To even attempt to capture the spirit of a cultural figure as enormous as Elvis Presley is a herculean task on its own; being the one to decide which parts of that story will capture said figure is even less enviable. Nevertheless, it was an honorable labor for Elvis director Baz Luhrmann, who revealed in an interview with RadioTimes that over an hour and a half of footage had to be cut from the film’s theatrical release.
Luhrmann, who has access to the uncut version of the film, had to make some extremely difficult decisions when it came to chopping the film down to two and half hours.

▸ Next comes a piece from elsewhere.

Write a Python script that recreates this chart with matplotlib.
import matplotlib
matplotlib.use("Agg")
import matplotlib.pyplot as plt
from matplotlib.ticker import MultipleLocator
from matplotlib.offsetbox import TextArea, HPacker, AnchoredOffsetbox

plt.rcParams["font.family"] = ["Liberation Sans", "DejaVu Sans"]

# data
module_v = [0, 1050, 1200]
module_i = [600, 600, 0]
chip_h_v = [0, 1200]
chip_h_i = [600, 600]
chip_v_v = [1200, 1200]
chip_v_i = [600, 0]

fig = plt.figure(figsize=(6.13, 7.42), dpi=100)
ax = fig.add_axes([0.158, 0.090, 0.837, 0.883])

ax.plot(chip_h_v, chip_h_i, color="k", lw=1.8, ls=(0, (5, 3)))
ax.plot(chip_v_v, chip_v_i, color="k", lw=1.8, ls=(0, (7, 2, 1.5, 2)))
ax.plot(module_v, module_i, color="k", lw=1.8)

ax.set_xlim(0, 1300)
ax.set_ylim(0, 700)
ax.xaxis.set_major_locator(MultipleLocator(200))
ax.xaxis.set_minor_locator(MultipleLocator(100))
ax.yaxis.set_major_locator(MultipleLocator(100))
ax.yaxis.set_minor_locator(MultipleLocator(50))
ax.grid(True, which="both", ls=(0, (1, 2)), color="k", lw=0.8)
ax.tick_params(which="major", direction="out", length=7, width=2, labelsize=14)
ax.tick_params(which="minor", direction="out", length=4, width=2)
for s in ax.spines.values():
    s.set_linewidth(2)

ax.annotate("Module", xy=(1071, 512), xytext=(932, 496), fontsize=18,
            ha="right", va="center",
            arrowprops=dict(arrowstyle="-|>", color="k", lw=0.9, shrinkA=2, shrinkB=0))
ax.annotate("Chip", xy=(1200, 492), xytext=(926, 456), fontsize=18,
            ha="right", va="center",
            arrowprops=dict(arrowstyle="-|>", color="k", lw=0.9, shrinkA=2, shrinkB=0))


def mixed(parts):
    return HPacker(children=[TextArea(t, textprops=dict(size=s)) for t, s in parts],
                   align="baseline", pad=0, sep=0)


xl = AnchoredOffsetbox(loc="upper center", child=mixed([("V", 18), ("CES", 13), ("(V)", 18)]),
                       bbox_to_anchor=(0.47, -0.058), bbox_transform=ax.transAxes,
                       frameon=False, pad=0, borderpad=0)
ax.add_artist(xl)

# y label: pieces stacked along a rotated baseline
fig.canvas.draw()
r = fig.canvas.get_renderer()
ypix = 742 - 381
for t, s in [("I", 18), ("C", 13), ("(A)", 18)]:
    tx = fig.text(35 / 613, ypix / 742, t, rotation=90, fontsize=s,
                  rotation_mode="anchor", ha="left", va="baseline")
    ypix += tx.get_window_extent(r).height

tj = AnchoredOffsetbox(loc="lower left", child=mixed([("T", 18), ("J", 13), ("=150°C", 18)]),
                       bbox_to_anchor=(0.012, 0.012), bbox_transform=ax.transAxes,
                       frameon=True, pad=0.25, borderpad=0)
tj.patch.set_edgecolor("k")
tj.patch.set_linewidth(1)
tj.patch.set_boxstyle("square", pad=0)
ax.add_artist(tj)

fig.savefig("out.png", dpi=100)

I would have liked to lean into some of the other things more – there’s so much more. I mean, there’s lots of stuff that I shot like the relationship with the band, I had to pare [that] down – and it’s so interesting how the Colonel [Tom Parker, played by Tom Hanks] gets rid of them. The relationship with his first girlfriend, Dixie, you know. And later on how… once he’s caught in a trap, and he’s discombobulated and doesn’t understand… someone who’s got such a hole in his heart like Elvis constantly looking and searching for love and finding it on stage but nowhere else.
The director would go on to highlight perhaps the most historic moment that was cut from the film: the rock star’s meeting with President Nixon.

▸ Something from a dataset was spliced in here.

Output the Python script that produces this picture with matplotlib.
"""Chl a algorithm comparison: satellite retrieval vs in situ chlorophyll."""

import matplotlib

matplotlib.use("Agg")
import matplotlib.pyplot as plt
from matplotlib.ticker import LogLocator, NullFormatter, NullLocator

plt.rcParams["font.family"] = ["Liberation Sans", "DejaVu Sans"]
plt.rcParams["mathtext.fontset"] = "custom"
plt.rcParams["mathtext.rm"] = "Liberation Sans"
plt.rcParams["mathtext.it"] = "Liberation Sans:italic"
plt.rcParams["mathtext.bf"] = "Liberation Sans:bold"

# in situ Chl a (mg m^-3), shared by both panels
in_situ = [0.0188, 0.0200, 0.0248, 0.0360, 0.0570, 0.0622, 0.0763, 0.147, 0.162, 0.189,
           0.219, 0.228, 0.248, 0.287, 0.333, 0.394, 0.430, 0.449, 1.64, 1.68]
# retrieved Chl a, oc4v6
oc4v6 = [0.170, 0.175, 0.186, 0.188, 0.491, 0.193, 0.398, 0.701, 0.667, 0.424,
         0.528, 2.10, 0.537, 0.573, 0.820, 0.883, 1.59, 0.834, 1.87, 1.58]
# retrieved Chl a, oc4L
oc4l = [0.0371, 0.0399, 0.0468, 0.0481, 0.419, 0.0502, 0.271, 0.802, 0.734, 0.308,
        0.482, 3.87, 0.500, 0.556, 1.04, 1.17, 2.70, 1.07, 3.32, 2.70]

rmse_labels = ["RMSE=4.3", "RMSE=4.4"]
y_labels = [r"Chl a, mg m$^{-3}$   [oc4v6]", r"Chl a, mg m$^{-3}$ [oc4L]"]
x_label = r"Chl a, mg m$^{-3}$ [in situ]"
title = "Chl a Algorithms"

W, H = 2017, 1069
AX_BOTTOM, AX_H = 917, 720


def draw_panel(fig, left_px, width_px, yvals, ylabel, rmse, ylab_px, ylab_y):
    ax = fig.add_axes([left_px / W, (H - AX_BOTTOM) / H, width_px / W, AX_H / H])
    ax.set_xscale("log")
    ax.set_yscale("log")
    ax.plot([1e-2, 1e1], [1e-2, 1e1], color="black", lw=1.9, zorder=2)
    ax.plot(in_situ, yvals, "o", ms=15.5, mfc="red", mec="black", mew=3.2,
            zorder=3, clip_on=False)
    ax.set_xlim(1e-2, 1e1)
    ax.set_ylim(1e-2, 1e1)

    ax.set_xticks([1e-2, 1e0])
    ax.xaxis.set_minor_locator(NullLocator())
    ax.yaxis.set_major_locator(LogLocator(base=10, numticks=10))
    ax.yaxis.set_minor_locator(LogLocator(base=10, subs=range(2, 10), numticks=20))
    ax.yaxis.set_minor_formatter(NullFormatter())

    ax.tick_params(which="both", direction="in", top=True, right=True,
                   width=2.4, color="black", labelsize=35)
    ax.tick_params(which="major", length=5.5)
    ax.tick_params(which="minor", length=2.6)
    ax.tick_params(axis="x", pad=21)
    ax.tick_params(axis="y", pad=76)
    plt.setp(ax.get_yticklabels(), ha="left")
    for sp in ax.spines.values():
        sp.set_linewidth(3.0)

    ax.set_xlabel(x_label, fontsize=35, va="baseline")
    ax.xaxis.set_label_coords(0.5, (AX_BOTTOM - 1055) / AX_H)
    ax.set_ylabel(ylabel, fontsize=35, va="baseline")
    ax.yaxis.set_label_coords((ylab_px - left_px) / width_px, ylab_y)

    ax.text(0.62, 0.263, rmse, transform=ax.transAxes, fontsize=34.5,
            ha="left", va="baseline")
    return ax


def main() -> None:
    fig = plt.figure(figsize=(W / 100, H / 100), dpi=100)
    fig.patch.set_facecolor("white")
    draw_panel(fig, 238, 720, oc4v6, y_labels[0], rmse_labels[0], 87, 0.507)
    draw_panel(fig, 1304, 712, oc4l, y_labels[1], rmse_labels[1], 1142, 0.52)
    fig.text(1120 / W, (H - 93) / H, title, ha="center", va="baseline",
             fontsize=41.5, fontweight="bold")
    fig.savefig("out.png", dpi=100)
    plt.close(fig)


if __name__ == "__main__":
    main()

You know, the addiction to barbiturates and all of that, like what happens is he starts doing wackadoo things – like going down to see Nixon. I had it in there for a while but there just comes a point where you can’t have everything in, so I just tried to track the spirit of the character.
It seems Luhrmann was successful. Austin Butler’s performance as the titular singer was one of the most widely acclaimed aspects of the film, with particular praise from Riley Keough, Elvis Presley’s granddaughter, saying that Butler captured the essence of Presley “beautifully.”
Elvis releases in theaters in the United States on June 24.